The Liberal wing of the Liberal Democrats may only look back as far as John Stuart Mill, yet historically they are the heirs of The Whigs – themselves the heirs of the more conservative wing of the Parliamentary side during our Civil Wars. And the cheerleaders for Culloden and the Highland Clearances.

And The Tories. Historically born from the Royalist Rump a bunch of Cavaliers who were more than ready to do the Kings bidding. In the early eighteenth century, when out of favour, they had no scruple in giving military plans to the French Monarchy. They were happy to wage war on the American Colonies, invade revolutionary France, set off a bloodbath in Ireland. In the nineteenth, they were the party of both reaction at home, overseeing the Peterloo Massacre in 1819, and Imperialism abroad. In the early twentieth century, they were willing to bring the country to the verge of civil war over Ireland in 1914 “Ulster will fight, and Ulster will be right!” they cried. In the twenties and thirties, they flirted with Fascism, and in the nineteen seventies and eighties, they backed and supported the Juntas of Chile and Argentina in their anti-communist crusade. One Government minister gave a speech in Buenos Aires in 1981, stating that Britain and the  Argentina of  torture and the disappeared were united against the same enemies. In 1982, the good people of Port Stanley found this to be not quite the case…

…four miners died during the great strike of 1984/5. Shoot to kill. The Bloody Sunday Massacre of 1972 all these happened under Tory rule.

The Police are a (supposedly) accountable source of legitimate violence in our society, governed by its laws and customs.

For twenty-five years, middle England has been filling the seats of “Les Miserables” – a musical that makes heroes of the ABC Society – students who were willing to overthrow the state in 1830s France – do you hear the people sing..?

To deny that violence is part of politics is historically dishonest, and morally suspect – especially in the light of the events of the past few months. Whilst opposing those self-appointed guardians of “the revolutionary flame”, who have no interest in anything but furthering their agendas, regardless of real needs.

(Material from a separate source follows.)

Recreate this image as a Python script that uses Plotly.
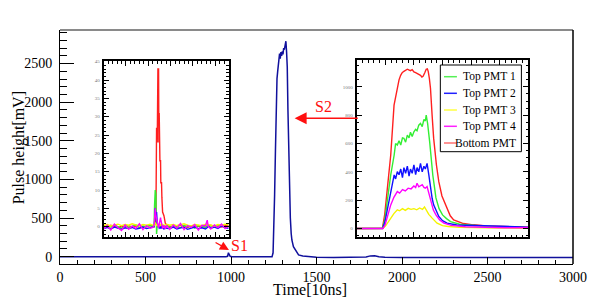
import plotly.graph_objects as go

# ---------------- main waveform (sum signal) ----------------
main_t = [0, 100, 200, 300, 400, 500, 600, 700, 800, 900, 970, 980, 985, 990, 995,
          1005, 1100, 1200, 1240, 1246, 1250, 1255, 1260, 1265, 1269, 1273, 1277, 1280,
          1284, 1288, 1292, 1296, 1300, 1304, 1308, 1312, 1316, 1321, 1325, 1329, 1333,
          1337, 1342, 1347, 1352, 1356, 1365, 1375, 1385, 1395, 1420, 1460, 1500, 1600,
          1700, 1790, 1815, 1840, 1865, 1900, 2000, 2200, 2400, 2600, 2800, 3000]
main_v = [0, -1, -2, -1, -2, -1, -2, -1, -2, -1, -1, 5, 50, 25, 5,
          0, -1, -1, -1, 50, 300, 800, 1380, 2000, 2306, 2400, 2480, 2500,
          2630, 2565, 2650, 2600, 2660, 2620, 2700, 2680, 2760, 2790, 2650, 2456, 1900,
          1380, 900, 500, 300, 216, 130, 87, 45, 22, 10, 0, -8, -10,
          -10, -5, 10, 12, 0, -8, -10, -10, -10, -10, -10, -10]

# ---------------- S1 inset (per PMT) ----------------
s1_x = [0, 8, 16, 24, 32, 40, 48, 56, 64, 72, 80, 88, 96, 104,
        110, 113, 114, 115.5, 117, 118.5, 120, 121.5, 123, 123.7, 124.4, 126, 127.4, 128,
        129.6, 130.4, 132, 135, 138, 141,
        148, 156, 164, 172, 180, 188, 196, 204, 212, 220, 228, 232, 234, 240, 248, 256,
        264, 272, 280]
s1_bottom = [0.3, -0.2, 0.4, 0.1, -0.3, 0.2, 0.0, 0.3, -0.1, 0.2, 0.4, -0.2, 0.1, 0.3,
             0.2, 0.0, 0.5, 1.0, 2.0, 27, 23, 43, 43, 23, 31, 18, 18, 12,
             12, 8, 4, 3, 1, 0.3,
             0.2, -0.1, 0.3, 0.4, 0.0, -0.2, 0.3, 0.1, 0.2, -0.1, 0.3, 0.2, 0.1, 0.4, 0.0, 0.2,
             -0.1, 0.3, 0.2]
s1_top1 = [-0.3, 0.2, -0.1, 0.4, 0.0, -0.4, 0.3, -0.2, 0.1, 0.5, -0.3, 0.2, 0.0, 0.4,
           0.1, 0.5, 6, 10, 9, -2, 0.5, 0.3, 0.0, 0.2, 0.4, 0.1, 0.6, 0.2,
           0.0, 0.3, 0.5, 0.2, 0.0, 0.3,
           -0.2, 0.3, 0.1, -0.3, 0.4, 0.0, 0.2, -0.4, 0.3, 0.1, -0.2, 0.4, 0.0, 0.3, -0.1, 0.2,
           0.5, -0.2, 0.1]
s1_top2 = [-0.5, -0.2, -0.6, -0.1, -0.4, -0.7, -0.3, -0.5, -0.2, -0.6, -0.4, -0.1, -0.5, -0.3,
           -0.2, 0.0, 1, 5, 3, 4, 1, 0.0, -0.3, -0.1, -0.4, -0.2, 0.3, -0.5,
           -0.2, 0.4, -0.3, -0.6, -0.2, -0.4,
           -0.5, -0.1, -0.6, -0.3, -0.2, -0.7, -0.4, -0.1, -0.5, -0.3, -0.6, -0.2, 0.3, -0.4, -0.1, -0.5,
           0.2, -0.3, -0.4]
s1_top3 = [0.4, 0.6, 0.2, 0.5, 0.7, 0.3, 0.6, 0.4, 0.8, 0.5, 0.2, 0.6, 0.4, 0.7,
           0.5, 0.3, 0.6, 1.0, 0.8, 0.4, 0.6, 0.3, 0.5, 0.7, 0.4, 0.6, 0.2, 0.5,
           0.8, 0.4, 0.6, 0.3, 0.5, 0.7,
           0.4, 0.6, 0.3, 0.5, 0.8, 0.4, 0.2, 0.6, 0.5, 0.3, 0.7, 0.4, 0.6, 0.5, 0.2, 0.6,
           0.4, 0.7, 0.5]
s1_top4 = [-0.6, 0.4, -0.9, 0.7, -0.3, -1.0, 0.5, -0.7, 0.2, -0.5, 0.8, -0.8, 0.3, -0.4,
           -0.2, 0.5, 2, 5, 3, 2, 1, 0.4, -0.3, 0.2, 0.8, 1.5, 2.5, 2.0,
           0.8, 0.3, -0.5, 0.4, -0.6, 0.3,
           -0.7, 0.5, -0.4, 0.9, -0.8, 0.3, -0.2, 0.6, -0.9, 0.4, 0.2, 1.8, 0.1, -0.6, 0.5, -0.3,
           0.7, -0.5, 0.2]

# ---------------- S2 inset (per PMT) ----------------
s2_bottom_x = [0, 30, 60, 90, 98, 107.5, 119, 130.6, 142, 148, 153.7, 159, 165, 171, 177,
               182, 188, 194, 200, 206, 211.5, 217, 223, 228, 232, 238, 243, 247, 250, 254,
               258, 263.6, 269, 278.6, 287, 298, 310, 327, 339, 373, 408, 454, 512, 560, 599]
s2_bottom_v = [0, 1, 0, 2, 100, 300, 519, 871, 1000, 1050, 1082, 1100, 1110, 1118, 1125,
               1120, 1115, 1122, 1106, 1100, 1095, 1090, 1082, 1070, 1075, 1100, 1125, 1128, 1110, 1060,
               989, 800, 638, 450, 331, 230, 167, 90, 61, 35, 26, 18, 14, 11, 10]
s2_top1_x = [0, 30, 60, 90, 98, 107, 119, 131, 136, 142, 148, 154, 160, 165, 171,
             177, 183, 188, 194, 200, 206, 211, 217, 223, 229, 235, 240, 243, 248, 255,
             260, 266, 272, 277, 288, 300, 314, 328, 360, 410, 470, 540, 599]
s2_top1_v = [0, 1, 0, 1, 60, 200, 378, 519, 600, 589, 620, 590, 640, 637, 610,
             660, 640, 680, 650, 683, 700, 690, 730, 742, 720, 770, 760, 800, 740, 613,
             480, 378, 290, 216, 140, 96, 70, 49, 30, 20, 12, 8, 5]
s2_top2_x = [0, 30, 60, 90, 98, 107, 114, 122, 131, 136, 142, 148, 154, 160, 165,
             171, 177, 183, 188, 194, 200, 206, 211, 217, 223, 229, 235, 240, 246, 252,
             258, 264, 269, 278, 287, 300, 316, 350, 390, 430, 450, 500, 560, 599]
s2_top2_v = [0, 0, 1, 0, 40, 130, 214, 300, 378, 350, 401, 380, 420, 360, 430,
             390, 440, 370, 420, 390, 450, 380, 430, 400, 460, 400, 440, 420, 460, 380,
             284, 210, 167, 120, 85, 55, 38, 25, 22, 18, 20, 14, 12, 10]
s2_top3_x = [0, 30, 60, 90, 100, 110, 119, 130, 142, 150, 160, 170, 180, 190, 200,
             210, 220, 230, 237, 243, 252, 263, 272, 281, 300, 320, 360, 420, 500, 599]
s2_top3_v = [0, 0, 0, 0, 15, 45, 73, 105, 132, 125, 140, 128, 142, 135, 140,
             132, 145, 135, 152, 130, 100, 75, 55, 38, 20, 14, 8, 5, 3, 2]
s2_top4_x = [0, 30, 60, 92, 100, 110, 119, 130, 142, 150, 160, 170, 180, 190, 200,
             206, 211, 217, 223, 229, 235, 240, 246, 252, 258, 268, 277, 290, 305, 330,
             380, 450, 520, 599]
s2_top4_v = [0, 0, 0, 0, 30, 110, 167, 220, 261, 250, 275, 265, 285, 280, 300,
             290, 320, 295, 300, 310, 290, 285, 296, 250, 190, 130, 96, 60, 38, 22,
             12, 8, 5, 5]

legend_names = ["Top PMT 1", "Top PMT 2", "Top PMT 3", "Top PMT 4", "Bottom PMT"]
legend_colors = ["#55f055", "#2020ff", "#ffff40", "#ff20ff", "#ff7070"]
trace_colors = {"Top PMT 1": "#33ee33", "Top PMT 2": "#1010ff", "Top PMT 3": "#f4f400",
                "Top PMT 4": "#ff00ff", "Bottom PMT": "#ff2020"}

main_xticks = [0, 500, 1000, 1500, 2000, 2500, 3000]
main_yticks = [0, 500, 1000, 1500, 2000, 2500]

SERIF = "Liberation Serif, Times New Roman, serif"
W, H = 599, 298
ML, MR, MT, MB = 60, 22, 30, 34
PW, PH = W - ML - MR, H - MT - MB


def px(x):
    return (x - ML) / PW


def py(y):
    return (H - MB - y) / PH


fig = go.Figure()
fig.add_trace(go.Scatter(x=main_t, y=main_v, mode="lines", showlegend=False,
                         line=dict(color="#10109c", width=1.5), xaxis="x", yaxis="y"))

s1_series = [("Bottom PMT", s1_bottom), ("Top PMT 1", s1_top1), ("Top PMT 2", s1_top2),
             ("Top PMT 3", s1_top3), ("Top PMT 4", s1_top4)]
for name, vals in s1_series:
    fig.add_trace(go.Scatter(x=s1_x, y=vals, mode="lines", name=name, showlegend=False,
                             line=dict(color=trace_colors[name], width=1.4),
                             xaxis="x2", yaxis="y2"))

s2_series = [("Bottom PMT", s2_bottom_x, s2_bottom_v), ("Top PMT 1", s2_top1_x, s2_top1_v),
             ("Top PMT 2", s2_top2_x, s2_top2_v), ("Top PMT 3", s2_top3_x, s2_top3_v),
             ("Top PMT 4", s2_top4_x, s2_top4_v)]
for name, xs, vals in s2_series:
    fig.add_trace(go.Scatter(x=xs, y=vals, mode="lines", name=name, showlegend=False,
                             line=dict(color=trace_colors[name], width=1.4),
                             xaxis="x3", yaxis="y3"))

tickfont_main = dict(family=SERIF, size=14, color="black")
inset_common = dict(showline=True, linecolor="black", linewidth=2, mirror="allticks",
                    ticks="inside", ticklen=5, tickcolor="black", tickwidth=1,
                    showgrid=False, zeroline=False)

fig.update_layout(
    width=W, height=H,
    margin=dict(l=ML, r=MR, t=MT, b=MB),
    paper_bgcolor="white", plot_bgcolor="white",
    showlegend=False,
    xaxis=dict(domain=[0, 1], anchor="y", range=[0, 3000], tickmode="array", tickvals=main_xticks,
               ticks="inside", ticklen=7, tickcolor="black", showline=True, linecolor="black",
               linewidth=1, showgrid=False, zeroline=False, tickfont=tickfont_main,
               ticklabelstandoff=0,
               minor=dict(tickmode="linear", tick0=0, dtick=100, ticks="inside", ticklen=4,
                          tickcolor="black", showgrid=False)),
    yaxis=dict(domain=[0, 1], anchor="x", range=[-95, 2935], tickmode="array", tickvals=main_yticks,
               ticks="inside", ticklen=14, tickcolor="black", showline=True, linecolor="black",
               linewidth=1, showgrid=False, zeroline=False, tickfont=tickfont_main, ticklabelstandoff=4,
               minor=dict(tickmode="linear", tick0=0, dtick=100, ticks="inside", ticklen=7,
                          tickcolor="black", showgrid=False)),
    xaxis2=dict(domain=[px(104), px(230)], anchor="y2", range=[0, 280], dtick=50, tick0=0,
                showticklabels=False,
                minor=dict(dtick=10, ticks="inside", ticklen=2.5, tickcolor="black"), **inset_common),
    yaxis2=dict(domain=[py(237), py(61)], anchor="x2", range=[-2.8, 45.2], dtick=5, tick0=0,
                tickfont=dict(family=SERIF, size=5, color="#777"), ticklabelstandoff=1,
                minor=dict(dtick=1, ticks="inside", ticklen=2.5, tickcolor="black"), **inset_common),
    xaxis3=dict(domain=[px(359), px(532)], anchor="y3", range=[0, 600], dtick=100, tick0=0,
                showticklabels=False,
                minor=dict(dtick=20, ticks="inside", ticklen=2.5, tickcolor="black"), **inset_common),
    yaxis3=dict(domain=[py(237), py(60)], anchor="x3", range=[-60, 1190], dtick=200, tick0=0,
                tickfont=dict(family=SERIF, size=5, color="#777"), ticklabelstandoff=1,
                minor=dict(dtick=50, ticks="inside", ticklen=2.5, tickcolor="black"), **inset_common),
)

shapes = [
    dict(type="line", xref="paper", yref="paper", x0=0, x1=1, y0=1, y1=1,
         line=dict(color="#8a8a8a", width=2)),
    dict(type="line", xref="paper", yref="paper", x0=1, x1=1, y0=0, y1=1,
         line=dict(color="black", width=1.5)),
    # legend box of the S2 inset
    dict(type="rect", xref="paper", yref="paper", x0=px(443.3), x1=px(525), y0=py(151.7), y1=py(65),
         line=dict(color="black", width=1), fillcolor="white"),
]
annotations = [
    dict(text="Pulse height[mV]", xref="paper", yref="paper", x=px(19), y=py(148), textangle=-90,
         showarrow=False, font=dict(family=SERIF, size=16, color="black"),
         xanchor="center", yanchor="middle"),
    dict(text="Time[10ns]", xref="paper", yref="paper", x=px(312), y=py(289), showarrow=False,
         font=dict(family=SERIF, size=16, color="black"), xanchor="center", yanchor="middle"),
    # S1 arrow and label
    dict(text="", x=988, y=85, xref="x", yref="y", ax=901, ay=194, axref="x", ayref="y",
         showarrow=True, arrowhead=2, arrowsize=1.4, arrowwidth=1.3, arrowcolor="#ff1010"),
    dict(text="S1", x=1052, y=139, xref="x", yref="y", showarrow=False,
         font=dict(family=SERIF, size=16, color="#ff1010"), xanchor="center", yanchor="middle"),
    # S2 arrow and label
    dict(text="", x=1372, y=1793, xref="x", yref="y", ax=1750, ay=1793, axref="x", ayref="y",
         showarrow=True, arrowhead=2, arrowsize=1.6, arrowwidth=1.5, arrowcolor="#ff1010"),
    dict(text="S2", x=1541, y=1948, xref="x", yref="y", showarrow=False,
         font=dict(family=SERIF, size=16, color="#ff1010"), xanchor="center", yanchor="middle"),
]
rows = [76.7, 93.3, 110, 126.3, 143]
for name, col, ry in zip(legend_names, legend_colors, rows):
    shapes.append(dict(type="line", xref="paper", yref="paper", x0=px(447), x1=px(460),
                       y0=py(ry), y1=py(ry), line=dict(color=col, width=1.5)))
    annotations.append(dict(text=name, xref="paper", yref="paper", x=px(522), y=py(ry),
                            showarrow=False, xanchor="right", yanchor="middle",
                            font=dict(family=SERIF, size=11.5, color="black")))

fig.update_layout(shapes=shapes, annotations=annotations)
fig.write_html("out.html", config={"displayModeBar": False},
               post_script="document.body.style.margin='0';document.body.style.overflow='hidden';")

I do not support the vandalism and barricades of last Saturday – yet I would like to see the whole picture. we already know that The Met like breaking heads and often arrest the wrong person. I also have no problem in general with non-violent direct action. I certainly question the wisdom of using such tactics on Saturday – it would have been better not to take the limelight away from mass protest.

Gandhi once said that “Poverty is the worst form of violence” and he had a point. Yet those who smashed windows on Saturday fundamentally missed the point, leaving all of us open to attacks from the hypocrites of the right.